Ficamos, assim, com nove países sul-americanos, dos quais cinco têm atualmente governos de esquerda ou centro-esquerda, contra quatro que contam hoje com governos de direita ou de centro-direita. Claramente, não dá para falar em uma onda esquerdista.

A suposta onda esquerdista aparece mais nitidamente quando examinamos somente os países que realizaram eleições presidenciais de meados do ano passado para cá. De fato, candidatos esquerdistas foram eleitos no Peru (em junho de 2021), no Chile (em dezembro de 2021), e agora na Colômbia. A vitória mais recente de um candidato a presidente com perfil direitista foi registrada no Equador, em fevereiro de 2021.

O Brasil, que realizará eleições presidenciais em outubro, parece ser um forte candidato a participar desta onda de esquerda na América do Sul. Com efeito, o ex-presidente Lula tem aparecido como favorito em todas as pesquisas de opinião.

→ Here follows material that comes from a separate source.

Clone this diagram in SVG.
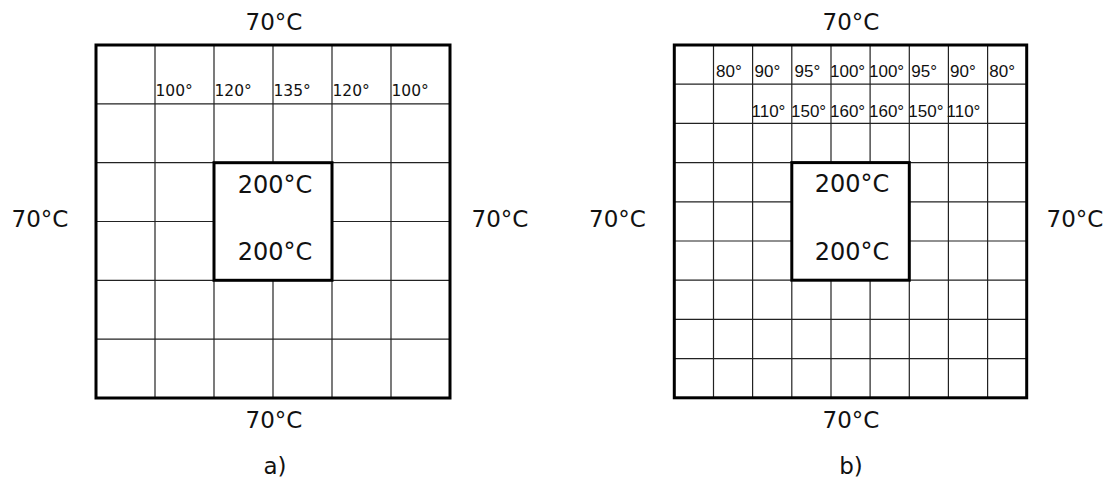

Mas acho que há muito exagero em afirmar categoricamente que haveria uma onda esquerdista no continente. E isso por causa de vários motivos. O primeiro deles é que a eleição presidencial em um país não tem qualquer poder preditivo sobre a eleição presidencial de outro país. As vitórias recentes de vários candidatos de esquerda decorrem, na verdade, das conjunturas políticas internas de cada país, e da natural alternância de poder típica das democracias. Se fizéssemos esta mesma contagem quatro ou cinco anos atrás, certamente apareceria uma nítida maioria de presidentes mais à direita aqui na América do Sul.

Olhando para um horizonte de tempo mais longo, vejamos o que deve acontecer, por exemplo, nas eleições presidenciais previstas para acontecer em 2023. O Paraguai elegerá um novo presidente em abril. O governante atual (o direitista Mario Abdo Benítez) tem cerca de 80% de avaliação negativa nas pesquisas. Tudo indica, portanto, que um nome de esquerda deverá ser o seu sucessor. Já na Argentina, que escolherá um novo presidente em outubro, a situação é exatamente inversa. O esquerdista Alberto Fernández está com 75% de desaprovação nas pesquisas e parece inevitável que a oposição de direita seja vitoriosa nas próximas eleições.

Por outro lado, se observamos mais detidamente os países que elegeram presidentes de esquerda no ano passado e neste, perceberemos que nenhum deles tem maioria no Congresso. No Peru, o presidente Pedro Castillo lidera um governo minoritário no legislativo. No Chile, Gabriel Boric convive com um parlamento dividido meio a meio entre esquerda e direita. Na Colômbia, finalmente, o partido de Gustavo Petro conta somente com 20 de 100 senadores e com 32 de 172 deputados.

Assim, a expressão “onda esquerdista” parece ser mais apropriada para peças de propaganda do que para análises políticas mais sérias. E o mesmo também seria verdade caso estivéssemos diante de uma suposta “onda direitista”. A realidade é sempre mais complexa e, como procurei apontar neste artigo, diversos outros fatores precisam ser levados em conta.

 

 

Os artigos publicados com assinatura são de responsabilidade de seus autores e não representam necessariamente a opinião do PSD e da Fundação Espaço Democrático. Sua publicação obedece ao propósito de estimular o debate dos problemas brasileiros e mundiais e de refletir as diversas tendências do pensamento contemporâneo.